The Maputaland coastal forest mosaic occupies the humid coastal strip along the Indian Ocean. It is part of a strip of moist coastal forests that extend along Africa's Indian Ocean coast from southern Somalia to South Africa. The northern limit of the ecoregion is north of the mouth of the Limpopo River, near Xai-Xai in Mozambique, where the forests transition to the Southern Zanzibar-Inhambane coastal forest mosaic. The southern limit is near Cape St. Lucia in KwaZulu-Natal, where the Maputaland forests transition to the Kwazulu-Cape coastal forest mosaic.
The ecoregion has a seasonally moist, tropical to subtropical climate. Rainfall ranges from 1000 mm per year near the coast to less than 600 mm per year inland. Most of the rain falls in the summer months.

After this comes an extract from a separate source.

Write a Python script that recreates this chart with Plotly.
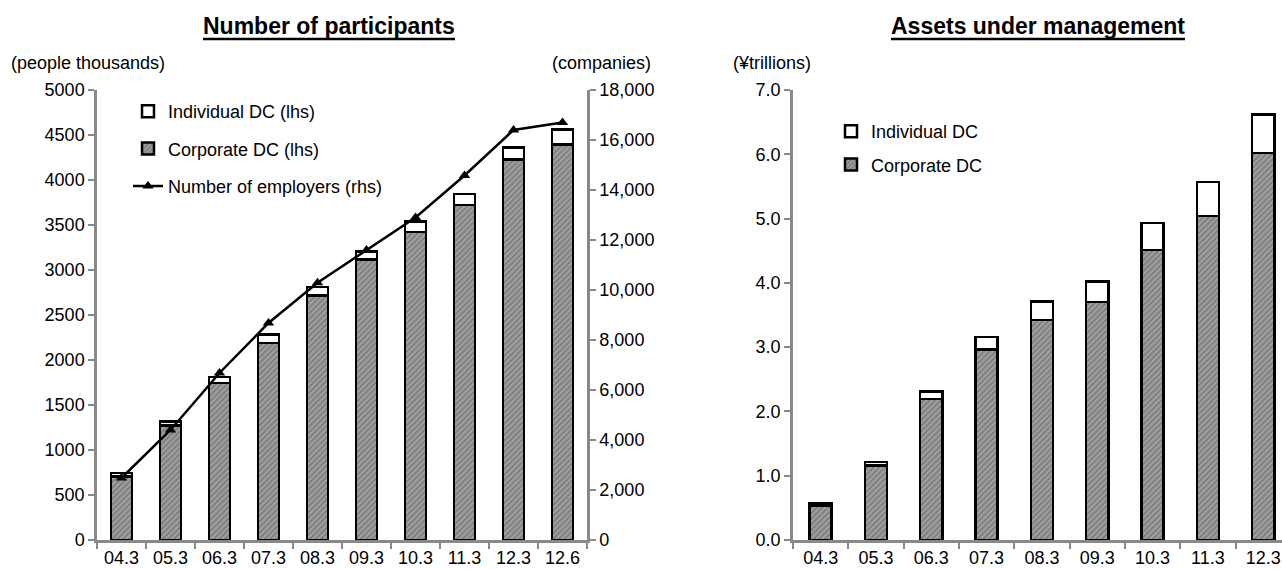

Rainfall diminishes away from the coast, and the coastal forest mosaic yields to drier tropical and subtropical grasslands, savannas, and shrublands.
The ecoregion comprises a mosaic of different plant communities, including forest, savanna, woodland, palm veld, grassland, and wetland habitats.
According to the World Wide Fund for Nature, 14% of the ecoregion is protected in reserves. Protected areas in the ecoregion include Greater St. Lucia Wetland Park (3,280 km²) in KwaZulu-Natal, and Maputo Game Reserve (900 km²) in Mozambique.